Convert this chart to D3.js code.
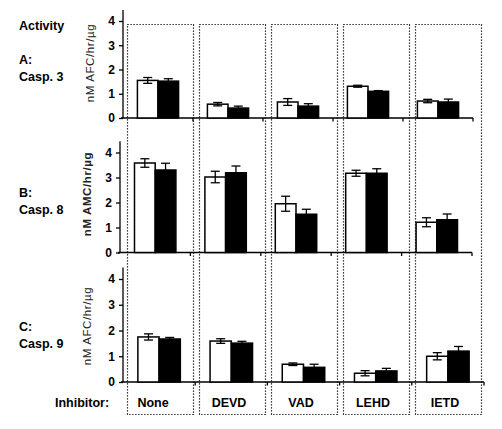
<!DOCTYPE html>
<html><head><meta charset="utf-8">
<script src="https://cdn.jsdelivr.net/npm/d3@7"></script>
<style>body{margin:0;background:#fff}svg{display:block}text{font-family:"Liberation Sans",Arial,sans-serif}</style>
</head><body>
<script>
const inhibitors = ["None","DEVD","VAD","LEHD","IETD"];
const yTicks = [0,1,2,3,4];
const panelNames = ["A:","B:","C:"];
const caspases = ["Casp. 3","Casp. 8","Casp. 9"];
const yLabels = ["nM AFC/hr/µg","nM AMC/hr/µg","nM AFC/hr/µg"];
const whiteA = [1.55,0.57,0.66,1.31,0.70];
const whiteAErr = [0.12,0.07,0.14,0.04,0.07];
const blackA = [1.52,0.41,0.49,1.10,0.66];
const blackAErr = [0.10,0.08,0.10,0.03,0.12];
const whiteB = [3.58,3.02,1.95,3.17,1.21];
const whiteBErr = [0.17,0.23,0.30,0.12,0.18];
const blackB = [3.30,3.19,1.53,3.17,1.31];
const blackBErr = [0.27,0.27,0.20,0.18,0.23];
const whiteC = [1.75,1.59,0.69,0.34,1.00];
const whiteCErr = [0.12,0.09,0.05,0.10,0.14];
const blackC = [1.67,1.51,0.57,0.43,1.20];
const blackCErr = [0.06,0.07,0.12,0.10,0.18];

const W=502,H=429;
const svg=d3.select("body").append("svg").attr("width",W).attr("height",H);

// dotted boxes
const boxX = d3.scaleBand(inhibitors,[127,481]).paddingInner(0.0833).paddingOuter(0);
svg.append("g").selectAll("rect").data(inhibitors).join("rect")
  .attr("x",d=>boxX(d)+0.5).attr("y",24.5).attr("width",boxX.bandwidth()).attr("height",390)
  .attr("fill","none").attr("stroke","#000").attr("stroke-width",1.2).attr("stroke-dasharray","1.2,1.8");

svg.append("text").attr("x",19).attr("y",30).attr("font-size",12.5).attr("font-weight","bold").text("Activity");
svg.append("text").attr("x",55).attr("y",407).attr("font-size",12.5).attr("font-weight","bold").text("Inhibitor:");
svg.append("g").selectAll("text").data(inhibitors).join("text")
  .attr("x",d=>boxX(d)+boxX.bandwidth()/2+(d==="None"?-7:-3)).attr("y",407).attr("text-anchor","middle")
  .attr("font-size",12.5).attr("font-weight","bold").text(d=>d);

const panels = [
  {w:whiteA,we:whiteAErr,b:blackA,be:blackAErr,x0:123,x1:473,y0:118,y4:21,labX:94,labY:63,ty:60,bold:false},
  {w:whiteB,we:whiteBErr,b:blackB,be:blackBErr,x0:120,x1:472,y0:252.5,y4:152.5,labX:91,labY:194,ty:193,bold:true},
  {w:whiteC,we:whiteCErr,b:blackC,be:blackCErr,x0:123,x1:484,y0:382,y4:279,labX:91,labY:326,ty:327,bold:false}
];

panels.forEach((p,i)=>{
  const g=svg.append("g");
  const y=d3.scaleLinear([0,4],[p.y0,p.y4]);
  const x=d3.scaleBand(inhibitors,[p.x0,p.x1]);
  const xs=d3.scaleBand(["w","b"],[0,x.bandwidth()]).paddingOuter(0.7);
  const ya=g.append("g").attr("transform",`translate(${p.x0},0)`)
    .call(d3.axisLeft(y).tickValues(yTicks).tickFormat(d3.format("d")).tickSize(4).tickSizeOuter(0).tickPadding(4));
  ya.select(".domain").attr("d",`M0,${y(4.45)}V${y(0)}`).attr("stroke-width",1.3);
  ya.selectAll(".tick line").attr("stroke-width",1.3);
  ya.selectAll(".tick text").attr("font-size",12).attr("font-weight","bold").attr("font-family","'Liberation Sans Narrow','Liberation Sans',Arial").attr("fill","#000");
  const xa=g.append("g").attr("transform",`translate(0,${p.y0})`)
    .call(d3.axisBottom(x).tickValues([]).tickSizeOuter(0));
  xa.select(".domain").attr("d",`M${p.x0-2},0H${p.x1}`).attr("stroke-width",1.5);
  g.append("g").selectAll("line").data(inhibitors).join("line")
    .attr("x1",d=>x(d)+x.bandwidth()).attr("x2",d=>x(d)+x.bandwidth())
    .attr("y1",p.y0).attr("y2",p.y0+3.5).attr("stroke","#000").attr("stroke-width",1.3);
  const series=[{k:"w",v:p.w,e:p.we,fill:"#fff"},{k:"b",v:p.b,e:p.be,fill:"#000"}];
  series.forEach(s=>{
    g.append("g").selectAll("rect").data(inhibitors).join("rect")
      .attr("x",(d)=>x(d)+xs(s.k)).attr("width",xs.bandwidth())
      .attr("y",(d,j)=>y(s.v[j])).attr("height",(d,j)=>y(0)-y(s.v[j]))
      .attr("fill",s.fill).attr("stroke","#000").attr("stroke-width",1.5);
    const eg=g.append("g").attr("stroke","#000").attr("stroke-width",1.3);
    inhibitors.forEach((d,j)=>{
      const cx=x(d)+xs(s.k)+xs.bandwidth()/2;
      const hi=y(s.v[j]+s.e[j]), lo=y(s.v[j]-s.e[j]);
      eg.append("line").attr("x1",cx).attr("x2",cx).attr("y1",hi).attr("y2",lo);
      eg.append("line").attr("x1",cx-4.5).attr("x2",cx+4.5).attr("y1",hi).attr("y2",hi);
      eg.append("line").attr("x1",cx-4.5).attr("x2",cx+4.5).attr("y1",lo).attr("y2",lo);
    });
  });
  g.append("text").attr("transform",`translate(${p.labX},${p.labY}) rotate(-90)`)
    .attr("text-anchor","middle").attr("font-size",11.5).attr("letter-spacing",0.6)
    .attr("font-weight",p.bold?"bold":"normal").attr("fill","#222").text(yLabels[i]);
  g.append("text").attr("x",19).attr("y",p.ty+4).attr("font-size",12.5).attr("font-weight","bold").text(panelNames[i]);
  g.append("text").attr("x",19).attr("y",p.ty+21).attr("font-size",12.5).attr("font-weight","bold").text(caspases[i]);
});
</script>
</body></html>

▶ EXERCISE AIM
Without including any pictures, print all of the material exactly as given.

▶ EXERCISE OUTPUT
Convert this chart to D3.js code.
<!DOCTYPE html>
<html><head><meta charset="utf-8">
<script src="https://cdn.jsdelivr.net/npm/d3@7"></script>
<style>body{margin:0;background:#fff}svg{display:block}text{font-family:"Liberation Sans",Arial,sans-serif}</style>
</head><body>
<script>
const inhibitors = ["None","DEVD","VAD","LEHD","IETD"];
const yTicks = [0,1,2,3,4];
const panelNames = ["A:","B:","C:"];
const caspases = ["Casp. 3","Casp. 8","Casp. 9"];
const yLabels = ["nM AFC/hr/µg","nM AMC/hr/µg","nM AFC/hr/µg"];
const whiteA = [1.55,0.57,0.66,1.31,0.70];
const whiteAErr = [0.12,0.07,0.14,0.04,0.07];
const blackA = [1.52,0.41,0.49,1.10,0.66];
const blackAErr = [0.10,0.08,0.10,0.03,0.12];
const whiteB = [3.58,3.02,1.95,3.17,1.21];
const whiteBErr = [0.17,0.23,0.30,0.12,0.18];
const blackB = [3.30,3.19,1.53,3.17,1.31];
const blackBErr = [0.27,0.27,0.20,0.18,0.23];
const whiteC = [1.75,1.59,0.69,0.34,1.00];
const whiteCErr = [0.12,0.09,0.05,0.10,0.14];
const blackC = [1.67,1.51,0.57,0.43,1.20];
const blackCErr = [0.06,0.07,0.12,0.10,0.18];

const W=502,H=429;
const svg=d3.select("body").append("svg").attr("width",W).attr("height",H);

// dotted boxes
const boxX = d3.scaleBand(inhibitors,[127,481]).paddingInner(0.0833).paddingOuter(0);
svg.append("g").selectAll("rect").data(inhibitors).join("rect")
  .attr("x",d=>boxX(d)+0.5).attr("y",24.5).attr("width",boxX.bandwidth()).attr("height",390)
  .attr("fill","none").attr("stroke","#000").attr("stroke-width",1.2).attr("stroke-dasharray","1.2,1.8");

svg.append("text").attr("x",19).attr("y",30).attr("font-size",12.5).attr("font-weight","bold").text("Activity");
svg.append("text").attr("x",55).attr("y",407).attr("font-size",12.5).attr("font-weight","bold").text("Inhibitor:");
svg.append("g").selectAll("text").data(inhibitors).join("text")
  .attr("x",d=>boxX(d)+boxX.bandwidth()/2+(d==="None"?-7:-3)).attr("y",407).attr("text-anchor","middle")
  .attr("font-size",12.5).attr("font-weight","bold").text(d=>d);

const panels = [
  {w:whiteA,we:whiteAErr,b:blackA,be:blackAErr,x0:123,x1:473,y0:118,y4:21,labX:94,labY:63,ty:60,bold:false},
  {w:whiteB,we:whiteBErr,b:blackB,be:blackBErr,x0:120,x1:472,y0:252.5,y4:152.5,labX:91,labY:194,ty:193,bold:true},
  {w:whiteC,we:whiteCErr,b:blackC,be:blackCErr,x0:123,x1:484,y0:382,y4:279,labX:91,labY:326,ty:327,bold:false}
];

panels.forEach((p,i)=>{
  const g=svg.append("g");
  const y=d3.scaleLinear([0,4],[p.y0,p.y4]);
  const x=d3.scaleBand(inhibitors,[p.x0,p.x1]);
  const xs=d3.scaleBand(["w","b"],[0,x.bandwidth()]).paddingOuter(0.7);
  const ya=g.append("g").attr("transform",`translate(${p.x0},0)`)
    .call(d3.axisLeft(y).tickValues(yTicks).tickFormat(d3.format("d")).tickSize(4).tickSizeOuter(0).tickPadding(4));
  ya.select(".domain").attr("d",`M0,${y(4.45)}V${y(0)}`).attr("stroke-width",1.3);
  ya.selectAll(".tick line").attr("stroke-width",1.3);
  ya.selectAll(".tick text").attr("font-size",12).attr("font-weight","bold").attr("font-family","'Liberation Sans Narrow','Liberation Sans',Arial").attr("fill","#000");
  const xa=g.append("g").attr("transform",`translate(0,${p.y0})`)
    .call(d3.axisBottom(x).tickValues([]).tickSizeOuter(0));
  xa.select(".domain").attr("d",`M${p.x0-2},0H${p.x1}`).attr("stroke-width",1.5);
  g.append("g").selectAll("line").data(inhibitors).join("line")
    .attr("x1",d=>x(d)+x.bandwidth()).attr("x2",d=>x(d)+x.bandwidth())
    .attr("y1",p.y0).attr("y2",p.y0+3.5).attr("stroke","#000").attr("stroke-width",1.3);
  const series=[{k:"w",v:p.w,e:p.we,fill:"#fff"},{k:"b",v:p.b,e:p.be,fill:"#000"}];
  series.forEach(s=>{
    g.append("g").selectAll("rect").data(inhibitors).join("rect")
      .attr("x",(d)=>x(d)+xs(s.k)).attr("width",xs.bandwidth())
      .attr("y",(d,j)=>y(s.v[j])).attr("height",(d,j)=>y(0)-y(s.v[j]))
      .attr("fill",s.fill).attr("stroke","#000").attr("stroke-width",1.5);
    const eg=g.append("g").attr("stroke","#000").attr("stroke-width",1.3);
    inhibitors.forEach((d,j)=>{
      const cx=x(d)+xs(s.k)+xs.bandwidth()/2;
      const hi=y(s.v[j]+s.e[j]), lo=y(s.v[j]-s.e[j]);
      eg.append("line").attr("x1",cx).attr("x2",cx).attr("y1",hi).attr("y2",lo);
      eg.append("line").attr("x1",cx-4.5).attr("x2",cx+4.5).attr("y1",hi).attr("y2",hi);
      eg.append("line").attr("x1",cx-4.5).attr("x2",cx+4.5).attr("y1",lo).attr("y2",lo);
    });
  });
  g.append("text").attr("transform",`translate(${p.labX},${p.labY}) rotate(-90)`)
    .attr("text-anchor","middle").attr("font-size",11.5).attr("letter-spacing",0.6)
    .attr("font-weight",p.bold?"bold":"normal").attr("fill","#222").text(yLabels[i]);
  g.append("text").attr("x",19).attr("y",p.ty+4).attr("font-size",12.5).attr("font-weight","bold").text(panelNames[i]);
  g.append("text").attr("x",19).attr("y",p.ty+21).attr("font-size",12.5).attr("font-weight","bold").text(caspases[i]);
});
</script>
</body></html>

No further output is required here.